What a great thread this has turned into. Peter, you have made some real good points. Many times those high scoring dogs are nothing to write home about but they are "correct" in the work, so they go home with all the hardware. I could care less about high in trials, tropheys, and all that stuff. Would much rather have a dog that people would remember, not because of its correctness, but for its intensity. I would much rather fail the protection phase of a SCH trial or whatever pp event, due to my dog being unruly and giving me the finger, than bringing home the hardware with some soft dog who is just mediocre in its work and afraid to make a misatake and face the wrath of its handler. I was talking to my friend about some Rottweiler that is working titled up the ass and the owners "brag" that this dog was trained totally by motivation. I'm like WTF???? People are BRAGGING about that? That would be embarrassing. If I had a dog that was so soft I had to work it purely motivationally, it would not be worthy of a title and I would not hesitate to relegate it to pet status and it most definitely would not be bred!!!. A dog who falls apart when the handler puts control on it it, is useless to me. They need to maintain that work ethic, no matter what.

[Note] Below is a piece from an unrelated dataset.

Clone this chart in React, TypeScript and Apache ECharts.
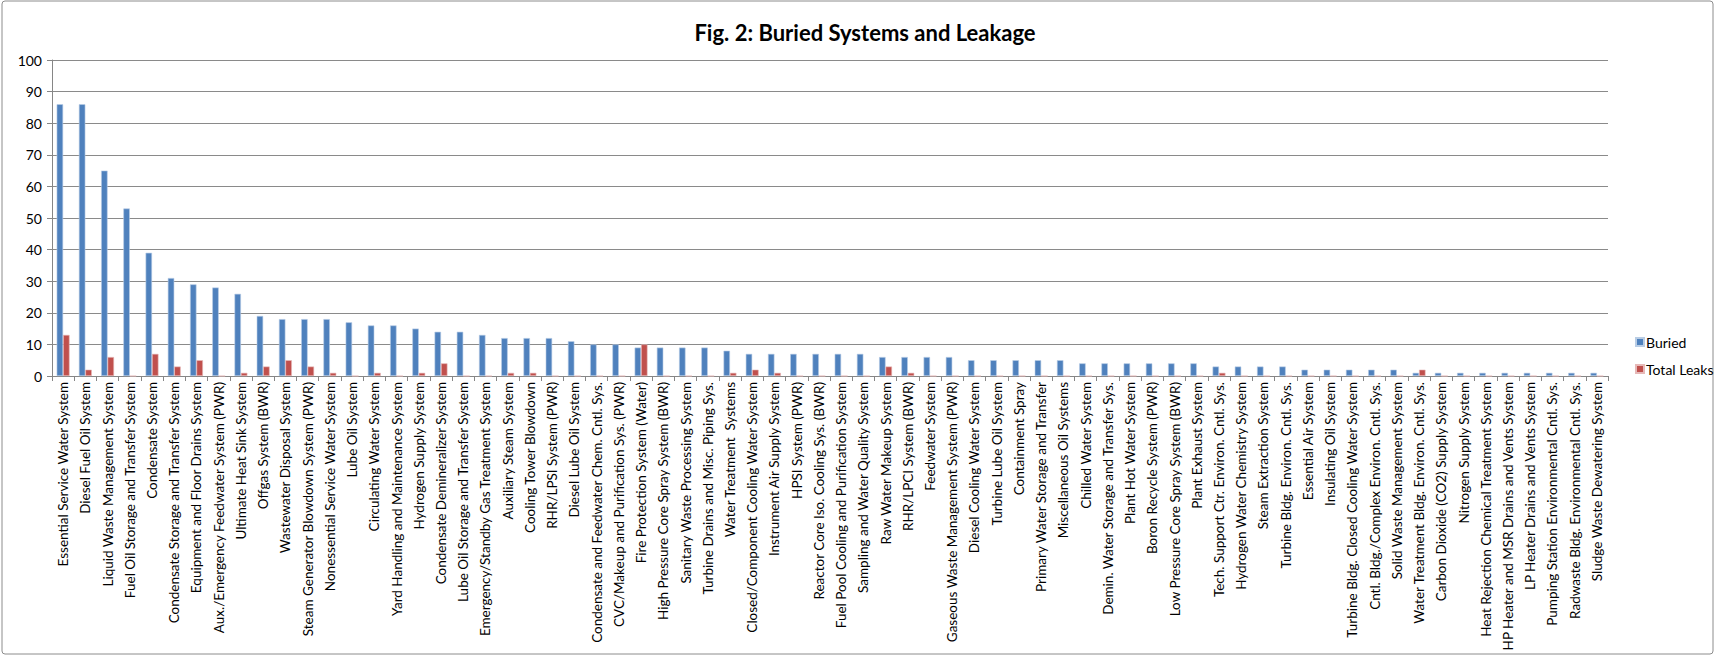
import React, { useEffect, useRef } from "react";
import * as echarts from "echarts";

const categories: string[] = [
  "Essential Service Water System",
  "Diesel Fuel Oil System",
  "Liquid Waste Management System",
  "Fuel Oil Storage and Transfer System",
  "Condensate System",
  "Condensate Storage and Transfer System",
  "Equipment and Floor Drains System",
  "Aux./Emergency Feedwater System (PWR)",
  "Ultimate Heat Sink System",
  "Offgas System (BWR)",
  "Wastewater Disposal System",
  "Steam Generator Blowdown System (PWR)",
  "Nonessential Service Water System",
  "Lube Oil System",
  "Circulating Water System",
  "Yard Handling and Maintenance System",
  "Hydrogen Supply System",
  "Condensate Demineralizer System",
  "Lube Oil Storage and Transfer System",
  "Emergency/Standby Gas Treatment System",
  "Auxiliary Steam System",
  "Cooling Tower Blowdown",
  "RHR/LPSI System (PWR)",
  "Diesel Lube Oil System",
  "Condensate and Feedwater Chem. Cntl. Sys.",
  "CVC/Makeup and Purification Sys. (PWR)",
  "Fire Protection System (Water)",
  "High Pressure Core Spray System (BWR)",
  "Sanitary Waste Processing System",
  "Turbine Drains and Misc. Piping Sys.",
  "Water Treatment  Systems",
  "Closed/Component Cooling Water System",
  "Instrument Air Supply System",
  "HPSI System (PWR)",
  "Reactor Core Iso. Cooling Sys. (BWR)",
  "Fuel Pool Cooling and Purification System",
  "Sampling and Water Quality System",
  "Raw Water Makeup System",
  "RHR/LPCI System (BWR)",
  "Feedwater System",
  "Gaseous Waste Management System (PWR)",
  "Diesel Cooling Water System",
  "Turbine Lube Oil System",
  "Containment Spray",
  "Primary Water Storage and Transfer",
  "Miscellaneous Oil Systems",
  "Chilled Water System",
  "Demin. Water Storage and Transfer Sys.",
  "Plant Hot Water System",
  "Boron Recycle System (PWR)",
  "Low Pressure Core Spray System (BWR)",
  "Plant Exhaust System",
  "Tech. Support Ctr. Environ. Cntl. Sys.",
  "Hydrogen Water Chemistry System",
  "Steam Extraction System",
  "Turbine Bldg. Environ. Cntl. Sys.",
  "Essential Air System",
  "Insulating Oil System",
  "Turbine Bldg. Closed Cooling Water System",
  "Cntl. Bldg./Complex Environ. Cntl. Sys.",
  "Solid Waste Management System",
  "Water Treatment Bldg. Environ. Cntl. Sys.",
  "Carbon Dioxide (CO2) Supply System",
  "Nitrogen Supply System",
  "Heat Rejection Chemical Treatment System",
  "HP Heater and MSR Drains and Vents System",
  "LP Heater Drains and Vents System",
  "Pumping Station Environmental Cntl. Sys.",
  "Radwaste Bldg. Environmental Cntl. Sys.",
  "Sludge Waste Dewatering System",
];

const buried: number[] = [
  86, 86, 65, 53, 39, 31, 29, 28, 26, 19,
  18, 18, 18, 17, 16, 16, 15, 14, 14, 13,
  12, 12, 12, 11, 10, 10, 9, 9, 9, 9,
  8, 7, 7, 7, 7, 7, 7, 6, 6, 6,
  6, 5, 5, 5, 5, 5, 4, 4, 4, 4,
  4, 4, 3, 3, 3, 3, 2, 2, 2, 2,
  2, 1, 1, 1, 1, 1, 1, 1, 1, 1,
];

const totalLeaks: number[] = [
  13, 2, 6, 0, 7, 3, 5, 0, 1, 3,
  5, 3, 1, 0, 1, 0, 1, 4, 0, 0,
  1, 1, 0, 0, 0, 0, 10, 0, 0, 0,
  1, 2, 1, 0, 0, 0, 0, 3, 1, 0,
  0, 0, 0, 0, 0, 0, 0, 0, 0, 0,
  0, 0, 1, 0, 0, 0, 0, 0, 0, 0,
  0, 2, 0, 0, 0, 0, 0, 0, 0, 0,
];

const yTicks = { min: 0, max: 100, interval: 10 };

const FONT = "Lato, 'Open Sans', sans-serif";

export default function App() {
  const ref = useRef<HTMLDivElement>(null);
  useEffect(() => {
    if (!ref.current) return;
    const chart = echarts.init(ref.current, null, { renderer: "svg" });
    chart.setOption({
      animation: false,
      backgroundColor: "#ffffff",
      textStyle: { fontFamily: FONT },
      title: {
        text: "Fig. 2: Buried Systems and Leakage",
        left: 860,
        top: 16,
        textAlign: "center",
        textStyle: { fontFamily: FONT, fontWeight: "bold", fontSize: 22, color: "#000" },
      },
      graphic: [
        {
          type: "rect",
          shape: { x: 2, y: 1, width: 1711, height: 653, r: 3 },
          style: { fill: "none", stroke: "#8c8c8c", lineWidth: 1 },
          silent: true,
        },
      ],
      legend: {
        orient: "vertical",
        left: 1630,
        top: 330,
        itemWidth: 8,
        itemHeight: 8,
        itemGap: 13,
        icon: "rect",
        textStyle: { fontFamily: FONT, fontSize: 14, color: "#000", padding: [0, 0, 0, -3] },
        data: ["Buried", "Total Leaks"],
      },
      grid: {
        left: 52,
        right: 107,
        top: 60,
        bottom: 282,
        containLabel: false,
        outerBoundsMode: "none",
      },
      xAxis: {
        type: "category",
        data: categories,
        axisLine: { show: true, lineStyle: { color: "#868686", width: 1 } },
        axisTick: { show: true, length: 5, lineStyle: { color: "#868686" } },
        axisLabel: {
          interval: 0,
          rotate: 90,
          fontSize: 13.5,
          color: "#000",
          fontFamily: FONT,
          margin: 6,
        },
      },
      yAxis: {
        type: "value",
        min: yTicks.min,
        max: yTicks.max,
        interval: yTicks.interval,
        axisLine: { show: true, lineStyle: { color: "#868686", width: 1 } },
        axisTick: { show: true, length: 5, lineStyle: { color: "#868686" } },
        axisLabel: { fontSize: 14, color: "#000", fontFamily: FONT, margin: 10 },
        splitLine: { show: true, lineStyle: { color: "#8a8a8a", width: 1 } },
      },
      series: [
        {
          name: "Buried",
          type: "bar",
          data: buried,
          barGap: "0%",
          barCategoryGap: "42%",
          itemStyle: { color: "#4F81BD", borderColor: "#b9cde5", borderWidth: 0.6 },
        },
        {
          name: "Total Leaks",
          type: "bar",
          data: totalLeaks,
          itemStyle: { color: "#C0504D", borderColor: "#e6b9b8", borderWidth: 0.6 },
        },
      ],
    });
    return () => chart.dispose();
  }, []);
  return (
    <div
      ref={ref}
      style={{ position: "fixed", left: 0, top: 0, width: 1715, height: 658 }}
    />
  );
}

I know alot about working those high drive assholes, I'm just lucky mine don't come up the leash. However, its no picnic to get some dogs to work under rules, even the ones who aren't apt to retaliate. Its alot of hard work and alot of blood sweat and tears! Have you guys ever imagined what it is like to give a correction to a tree stump? Well, I can describe it to you if you want...lol. As much as a pain in the ass it is to work with such an animal, I wish there was more like that. After all, wasn't the bulldog bred to think independently? They were never bred to be in tune with a handler like the GSD's and mals. A good bulldog should give you the finger on occassion, if it means getting what they want and satisfying that drive they have.
The best dogs usually never make it to the podium. I have learned that very quick. It's the training, not the trial, where you see what most dogs are made of anyways, and I don't care what your training goals are, SCH, Ring, PSA, street work etc, if you train right and your dog has weaknesses you will see it in the training . As long as the training is not too soft that is. Many people tend to hide their dogs weaknesses by babying them during training and hoping for the best on trial day. That's avoidance. Not my cup of tea. If my dogs have weaknesses, I want them exposed and will do whatever I have to during training to accomplish that.